Component 3 & 4: Experiments and the Model Registry
According to Ali, companies would want to be able to manage data lineage, training details, hyper-parameters used in each experiment by compiling this meta-data depositing it in a model registry, such as Vertex AI Registry.
If Data Gravity is a key requirement and you do not want to move the tabular and/or unstructured data, that may already be residing in say, BigQuery, BigQuery ML can be used to run a diverse array of algorithms for classification, regression, model operations, and time series right there from the BigQuery data warehouse. The results can be integrated into Vertex AI Registry.
If you wish or are ok to move data, you can use the full power of Pre-trained, AutoML or Custom training that Vertex AI offers. You can choose to use the Vertex AI workbench to run data science experiments in python that can help you enrich the data and put it in a place you can leverage, train, optimize and deploy models.
Component 5: The MLOps Pipeline
The experimentation, retraining, model deployment, and continuous monitoring are integrated together in a governance framework to achieve an end-to-end MLOps capability with Vertex AI pipelines. Ali also emphasized the importance of XAI : having explainability integrated into the data, model building, inference portions of the overall AI/ML lifecycle.

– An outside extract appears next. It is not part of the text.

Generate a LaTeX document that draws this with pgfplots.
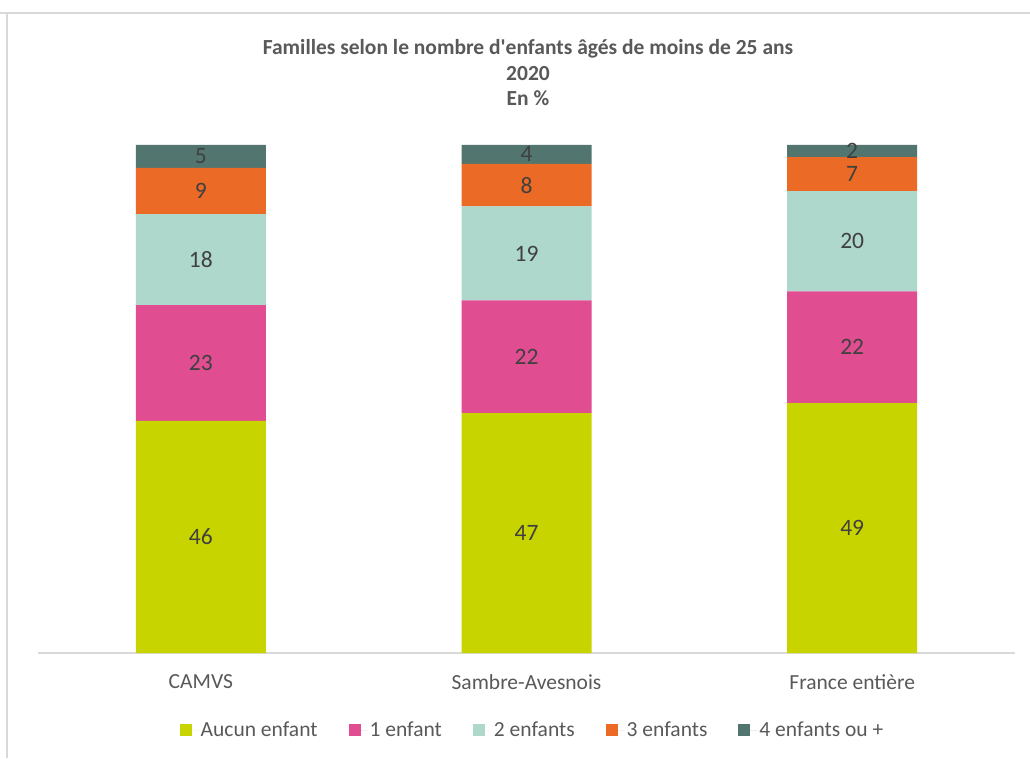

Screenshot taken from Ali Arsanjani’s presentation
Dr. Arsanjani ended his keynote leaving the audience with the idea that maturity, the ability to actualize the business benefits of AI/ML, evolves as the ability of the organization to leverage each portion of the lifecycle and to traverse the AI/ML digital innovation spectrum grows. By picking the best-fit tool for the part of the lifecycle your organization is currently focused on, you can nurture, develop, scale and operationalize AI/ML capabilities, you’ll be able to integrate these capabilities not as siloes but as a continuous digital innovation spectrum that different teams in your organization can traverse and derive business benefit.